上記は、中上哲也の20代初めの頃からの同人誌仲間が2004年に書いた文章に、
中上の詩集『ジャズ・エイジ』が2012年に出版された際に大幅に加筆して収録されたものの抜粋である。

この文章に共鳴したというよりも、引用の冒頭に列挙された「暗い言葉たち」にわたしは惹かれたのだ。
ただし、「挑戦」「疾走」という言葉はこの一群の言葉たちの中ではある種の「光」を孕んでいるようで、これは除外したい。
疾走よりは、すぐ後に書かれている「敗走」乃至「逃走」だ。

また、白石かず子が『さらば、路上の時よ』の書評で記したという
自分の内部へと坑道をほっていく、きわめて個人的なそして真にあるべき自由への求道であり、自分の内部への容赦ない告発と挑戦

わたしが共感できるのは、

「自分の内部へと坑道をほっていく、自分の内部への容赦ない告発・・・」
という部分に限る。わたしがここでやっていることも、これに近いと思う。
けれどもそれは「真にあるべき自由への求道」なんかじゃない。
わたしはただ、無目的に、或いは自己目的のために・・・ただ内面を掘り進めるという盲目的な衝動によって、自己の内側へと沈潜してゆく。シンニ  アルベキ ジユウヘノ グドウ・・・などという古めかしい「スローガン」は面映ゆく、鼻白んでしまう。
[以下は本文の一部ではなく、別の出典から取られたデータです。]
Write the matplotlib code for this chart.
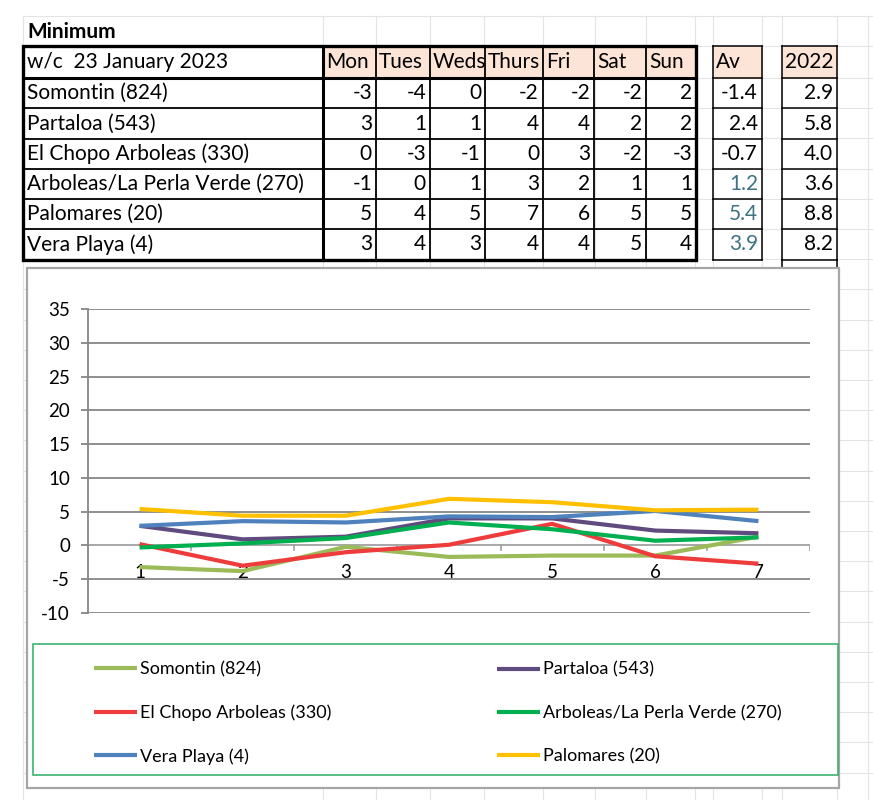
import numpy as np
import matplotlib.pyplot as plt
from matplotlib.patches import Rectangle
from matplotlib.transforms import Bbox

plt.rcParams['font.family'] = ['Lato', 'DejaVu Sans']
plt.rcParams['axes.unicode_minus'] = False

# table data
sites = ["Somontin (824)", "Partaloa (543)", "El Chopo Arboleas (330)",
         "Arboleas/La Perla Verde (270)", "Palomares (20)", "Vera Playa (4)"]
days = ["Mon", "Tues", "Weds", "Thurs", "Fri", "Sat", "Sun"]
mins = [[-3, -4, 0, -2, -2, -2, 2],
        [3, 1, 1, 4, 4, 2, 2],
        [0, -3, -1, 0, 3, -2, -3],
        [-1, 0, 1, 3, 2, 1, 1],
        [5, 4, 5, 7, 6, 5, 5],
        [3, 4, 3, 4, 4, 5, 4]]
av_vals = ["-1.4", "2.4", "-0.7", "1.2", "5.4", "3.9"]
prev_vals = ["2.9", "5.8", "4.0", "3.6", "8.8", "8.2"]

# chart data
day_no = [1, 2, 3, 4, 5, 6, 7]
somontin = [-3.2, -3.8, -0.2, -1.7, -1.5, -1.5, 1.3]
partaloa = [2.9, 0.9, 1.3, 4.0, 4.0, 2.2, 1.8]
el_chopo = [0.2, -3.0, -1.0, 0.1, 3.2, -1.6, -2.7]
arboleas = [-0.3, 0.3, 1.1, 3.4, 2.4, 0.7, 1.2]
vera = [2.9, 3.6, 3.4, 4.3, 4.2, 5.1, 3.6]
palomares = [5.4, 4.4, 4.4, 6.9, 6.4, 5.2, 5.3]

series = [("Somontin (824)", somontin, "#9BBB59"),
          ("Partaloa (543)", partaloa, "#5F4B7E"),
          ("El Chopo Arboleas (330)", el_chopo, "#EE3B3B"),
          ("Arboleas/La Perla Verde (270)", arboleas, "#00B050"),
          ("Vera Playa (4)", vera, "#4F81BD"),
          ("Palomares (20)", palomares, "#FFC000")]

W, H = 873, 800
fig = plt.figure(figsize=(W / 100, H / 100), dpi=100)
bg = fig.add_axes([0, 0, 1, 1])
bg.set_xlim(0, W)
bg.set_ylim(H, 0)
bg.axis('off')

# spreadsheet grid
col_x = [23, 323, 376, 430, 484, 543, 595, 646, 695, 713, 762, 782, 837, 868]
row_y = [16, 46] + list(np.arange(78, 800, 30.2))
for x in col_x:
    bg.plot([x, x], [16, 800], color="#E4E4E4", lw=0.8, zorder=0)
for y in row_y:
    bg.plot([23, 873], [y, y], color="#E4E4E4", lw=0.8, zorder=0)

# table geometry
cols = [23, 323, 376, 430, 485, 543, 594, 646, 696]
rows = [46, 78, 108, 139, 169, 199, 229, 260]
peach = "#FCE4D6"
fs = 15

bg.add_patch(Rectangle((323, 46), 696 - 323, 32, color=peach, zorder=1))
bg.add_patch(Rectangle((713, 46), 49, 32, color=peach, zorder=1))
bg.add_patch(Rectangle((782, 46), 55, 32, color=peach, zorder=1))

for x in cols:
    bg.plot([x, x], [46, 260], color="black", lw=1.3, zorder=3)
for y in rows:
    bg.plot([23, 696], [y, y], color="black", lw=1.3, zorder=3)
bg.add_patch(Rectangle((23, 46), 673, 214, fill=False, ec="black", lw=2.4, zorder=4))
bg.plot([323, 323], [46, 260], color="black", lw=2.2, zorder=4)
bg.plot([23, 696], [78, 78], color="black", lw=2.2, zorder=4)

for x0, x1 in [(713, 762), (782, 837)]:
    for x in (x0, x1):
        bg.plot([x, x], [46, 260], color="black", lw=1.1, zorder=3)
    for y in rows:
        bg.plot([x0, x1], [y, y], color="black", lw=1.1, zorder=3)
bg.plot([782, 782], [260, 268], color="black", lw=1.1, zorder=3)
bg.plot([837, 837], [260, 268], color="black", lw=1.1, zorder=3)

bg.text(27, 32, "Minimum", fontsize=fs, fontweight="bold", va="center", ha="left")
bg.text(27, 62, "w/c  23 January 2023", fontsize=fs, va="center", ha="left")
for j, d in enumerate(days):
    t = bg.text(cols[j + 1] + 3, 62, d, fontsize=fs, va="center", ha="left", zorder=5)
    p0 = bg.transData.transform((cols[j + 1], 78))
    p1 = bg.transData.transform((cols[j + 2], 46))
    t.set_clip_box(Bbox.from_extents(min(p0[0], p1[0]), min(p0[1], p1[1]),
                                     max(p0[0], p1[0]), max(p0[1], p1[1])))
    t.set_clip_on(True)
bg.text(716, 62, "Av", fontsize=fs, va="center", ha="left")
bg.text(833, 62, "2022", fontsize=fs, va="center", ha="right")

for i, name in enumerate(sites):
    yc = (rows[i + 1] + rows[i + 2]) / 2
    bg.text(27, yc, name, fontsize=fs, va="center", ha="left")
    for j, v in enumerate(mins[i]):
        bg.text(cols[j + 2] - 4, yc, str(v), fontsize=fs, va="center", ha="right")
    av_col = "black" if i < 3 else "#3E7482"
    bg.text(758, yc, av_vals[i], fontsize=fs, va="center", ha="right", color=av_col)
    bg.text(833, yc, prev_vals[i], fontsize=fs, va="center", ha="right")

# chart area and legend frame
bg.add_patch(Rectangle((27, 268), 812, 520, fc="white", ec="#A6A6A6", lw=1.6, zorder=6))
bg.add_patch(Rectangle((33, 644), 805, 131, fill=False, ec="#3CB371", lw=1.2, zorder=7))

ax = fig.add_axes([88 / W, 1 - 613 / H, (810 - 88) / W, (613 - 309) / H], zorder=10)
ax.patch.set_alpha(0)
ax.set_xlim(0.5, 7.5)
ax.set_ylim(-10, 35)
ax.set_yticks(np.arange(-10, 36, 5))
ax.set_xticks([])
for s in ["top", "right", "bottom"]:
    ax.spines[s].set_visible(False)
ax.spines["left"].set_color("#868686")
ax.spines["left"].set_linewidth(1.3)
ax.tick_params(axis="y", length=5, width=1.3, color="#868686", labelsize=13.5, pad=8)
for v in np.arange(-10, 36, 5):
    if v != 0:
        ax.axhline(v, color="#868686", lw=1.3, zorder=1)
ax.axhline(0, color="#A0A0A0", lw=1.3, zorder=1)
for b in np.arange(1.5, 8, 1):
    ax.plot([b, b], [0, -0.7], color="#A0A0A0", lw=1.2, zorder=1)
for d in day_no:
    ax.text(d, -4.0, str(d), fontsize=13.5, ha="center", va="center", zorder=1)

handles = []
for name, vals, col in series:
    h, = ax.plot(day_no, vals, color=col, lw=3.0, solid_capstyle="butt", zorder=3)
    handles.append(h)

lkw = dict(frameon=False, fontsize=13, handlelength=2.4, handletextpad=0.15,
           labelspacing=1.5, borderpad=0, loc="center left",
           bbox_transform=fig.transFigure)
leg1 = ax.legend(handles=[handles[0], handles[2], handles[4]],
                 labels=[series[0][0], series[2][0], series[4][0]],
                 bbox_to_anchor=(85 / W, 1 - 713 / H), **lkw)
ax.add_artist(leg1)
ax.legend(handles=[handles[1], handles[3], handles[5]],
          labels=[series[1][0], series[3][0], series[5][0]],
          bbox_to_anchor=(488 / W, 1 - 713 / H), **lkw)

fig.savefig("out.png", dpi=100)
わたしは旅というものを知らない。また、今の時代が旅が可能な時代であるのか、確かめるすべもない。今の時代、おそらく唯一の、そして本物の「旅」と言えるのは、以下に中上が書いているようなものではないだろうか



暗い
われわれの時代の
性病者、精神病者、夢遊病者
酒精中毒者、薬物中毒者
虞犯者、犯罪者、犯罪予定者
漁色者、色情狂者、同性愛者、両性愛者
意志薄弱者、希望喪失者、人格喪失者
フェティシスト、トランスヴェスティスト

「今夜わたしは渋谷「千両」の節穴からわたしの世代の幻を見る」(5)

わたしは冒頭に列挙した言葉たち同様、このような「者」たちに惹かれる。
わたしはこの中のいかなる「者」にも「イスト」にも嫌悪も偏見も持ってはいない。
現代の「旅」は、おそらく自己の内面深くへの(垂直方向の)旅であり、異端異形人外(にんがい)へのメタモルフォーゼの過程にこそ見出せるものかもしれない。

「まとも」「正常」「ノーマル」。上記の文中にすら見える「前向き」・・・そんな眩い言葉の数々・・・とてもじゃないがついてゆけない。